そして、そのゴルゴ13は、「一人のマンガ家がすべてを担うのではなく、アイデア、構成、脚本、構図、作画など、それぞれを得意とするスタッフが分業でおこなう集団プロダクション制」で制作されていることも、すでに多くの方がご存知の通りです。そのような体制が整っていることから、「故人の遺志に沿って、今後も、さいとう・プロのスタッフと、小学館『ビッグコミック』編集部の協力によって、連載は継続」できることになったと、私は考えています。

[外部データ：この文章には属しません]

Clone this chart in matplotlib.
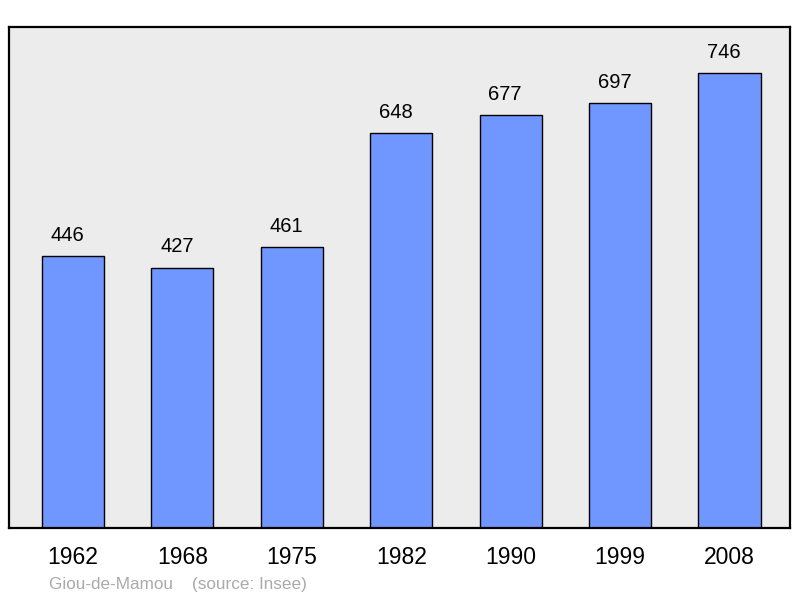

ちなみに、中条のさんの記事では、「日本の漫画界で初めて敷いた分業体制は、低賃金長時間労働が当たり前だった業界体質への問題提起ともなった」ということも指摘しています。このような面は、組織的な活動のすばらしい面だと思います。したがって、中小企業経営者の方にも、さいとうさんの分業体制はよい参考になると、私は考えています。
もちろん、組織的な活動が、必ずしも「正解」とは限りませんが、「事業を大きくしたい」、「自分がビジネスの現場から離れることになっても、自分の意志を引き継いでくれる人が欲しい」と考えている方は、「組織的な活動」が実践できる体制づくりに軸足を置いて、事業に臨むことが望まれるでしょう。